PayPal Taking One More Step Toward NFC
- PayPal launches 3.0 upgrade of its free Android mobile app and adds in further P2P NFC payment features. “Request Money” is the first NFC-based feature proposed by this player.
- For this new widget, PayPal has decided to retrieve payment information from a remote server (cloud) rather than store it on the mobile handsets.
- The user enters the amount he wishes to send and brings his phone closer to the recipient’s device; the later specifies his password to complete the transaction. As such, this solution may remind one of the feature called Bump launched in 2010 by PayPal. Nevertheless, Bump relies on sensors embedded in the mobile phone which actually have nothing to do with NFC.
- In addition to the required two NFC-compatible Smartphones, an active PayPal account is needed to receive the funds. Payments are not charged if transferred from the sender’s bank account or from his PayPal account (fees however apply to payment card-based transfers).

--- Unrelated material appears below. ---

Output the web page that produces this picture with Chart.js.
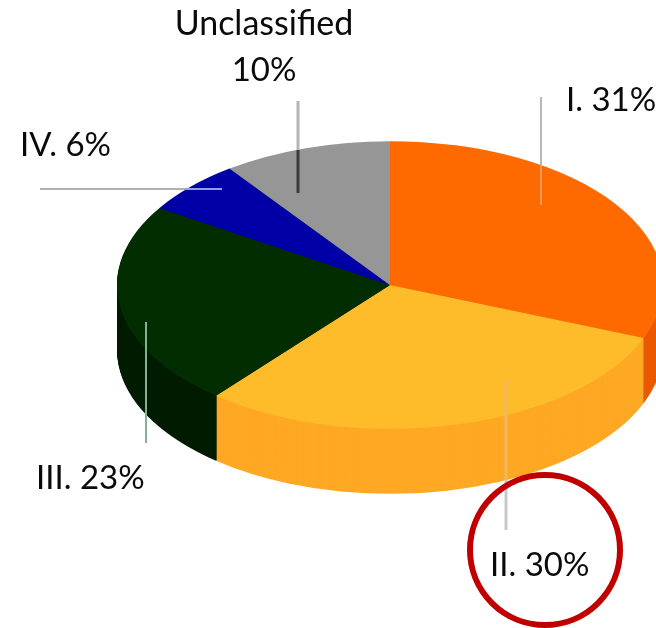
<!DOCTYPE html>
<html>
<head>
<meta charset="utf-8">
<style>html,body{margin:0;padding:0;background:#fff;overflow:hidden}canvas{display:block}</style>
<script src="https://cdn.jsdelivr.net/npm/chart.js@4/dist/chart.umd.min.js"></script>
</head>
<body>
<canvas id="c" width="656" height="628"></canvas>
<script>
const categories = ["I.", "II.", "III.", "IV.", "Unclassified"];
const shares = [31, 30, 23, 6, 10];
const topColors = ["#ff6a00", "#ffbc2a", "#012d00", "#0000a6", "#969696"];
const sideColors = ["#ea5a00", "#ffa824", "#001c00", "#000070", "#6f6f6f"];

const tilt = 0.527, depth = 65, faceY = 285;
const FONT = '33px Lato, Carlito, sans-serif';
const WIDE_FONT = '34px Lato, Carlito, sans-serif';

// label anchors: [x, baseline, align]
const labelAnchors = [[566,111,'left'],[490,576,'left'],[36,489,'left'],[20,156,'left'],[264,35,'center']];
// leader lines: [x1,y1,x2,y2,width,colour]
const leaders = [
  [298,101,298,150,3,'#b4b4b4'],[298,150,298,193,3,'#3c3c3c'],
  [40,189,185,189,2,'#b0b0b0'],[185,189,222,189,2,'#8f9fe0'],
  [541,97,541,165,2,'#b8b8b8'],[541,165,541,205,2,'#f59a55'],
  [506,380,506,480,3,'#f0b860'],[506,480,506,530,3,'#c8c8c8'],
  [146,322,146,443,2,'#86b096']
];

function pieTransform(ctx, chart){
  const cy = (chart.chartArea.top + chart.chartArea.bottom) / 2;
  ctx.translate(0, faceY);
  ctx.scale(1, tilt);
  ctx.translate(0, -cy);
}

const pie3d = {
  id: 'pie3d',
  beforeDatasetsDraw(chart){
    const ctx = chart.ctx, arcs = chart.getDatasetMeta(0).data;
    ctx.save();
    pieTransform(ctx, chart);
    for (let d = depth; d >= 1; d--) {
      arcs.forEach((a, i) => {
        ctx.beginPath();
        ctx.moveTo(a.x, a.y + d / tilt);
        ctx.arc(a.x, a.y + d / tilt, a.outerRadius, a.startAngle, a.endAngle);
        ctx.closePath();
        ctx.fillStyle = sideColors[i];
        ctx.fill();
      });
    }
  },
  afterDatasetsDraw(chart){
    const ctx = chart.ctx;
    ctx.restore();
    // white label box that clips the pie's lower left edge
    ctx.fillStyle = '#fff';
    ctx.fillRect(30, 443, 152, 60);
    leaders.forEach(l => {
      ctx.beginPath();
      ctx.moveTo(l[0], l[1]); ctx.lineTo(l[2], l[3]);
      ctx.lineWidth = l[4]; ctx.strokeStyle = l[5]; ctx.stroke();
    });
    ctx.fillStyle = '#0a0a0a';
    ctx.textBaseline = 'alphabetic';
    categories.forEach((c, i) => {
      const [x, y, al] = labelAnchors[i];
      ctx.textAlign = al;
      ctx.font = FONT;
      if (c === 'Unclassified') {
        ctx.fillText(shares[i] + '%', x, y + 46);
        ctx.font = WIDE_FONT;
        ctx.fillText(c, x, y);
      } else {
        ctx.fillText(c + ' ' + shares[i] + '%', x, y);
      }
    });
    ctx.beginPath();
    ctx.arc(545, 550, 75, 0, Math.PI * 2);
    ctx.lineWidth = 6; ctx.strokeStyle = '#c00000'; ctx.stroke();
  }
};

new Chart(document.getElementById('c'), {
  type: 'pie',
  data: {
    labels: categories,
    datasets: [{ data: shares, backgroundColor: topColors, borderWidth: 0, clip: false }]
  },
  options: {
    responsive: false,
    animation: false,
    radius: 273,
    layout: { padding: { left: 124 } },
    plugins: { legend: { display: false }, tooltip: { enabled: false } }
  },
  plugins: [pie3d]
});
</script>
</body>
</html>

- PayPal is slowly heading towards NFC, which however appears as one technology among others in its integration strategy. It may nevertheless seem that PayPal has opted for a cloud and contactless-oriented strategy, just like its rivals Google or ISIS.
- In addition to its will to be part of the physical acceptance sector, PayPal also asserts its ambitions to grow in the mobile payment sector: it has even reassessed its former calculations and deems it should have processed 3.5 billion dollars in mobile payments by the end of this year (five times more than in 2010).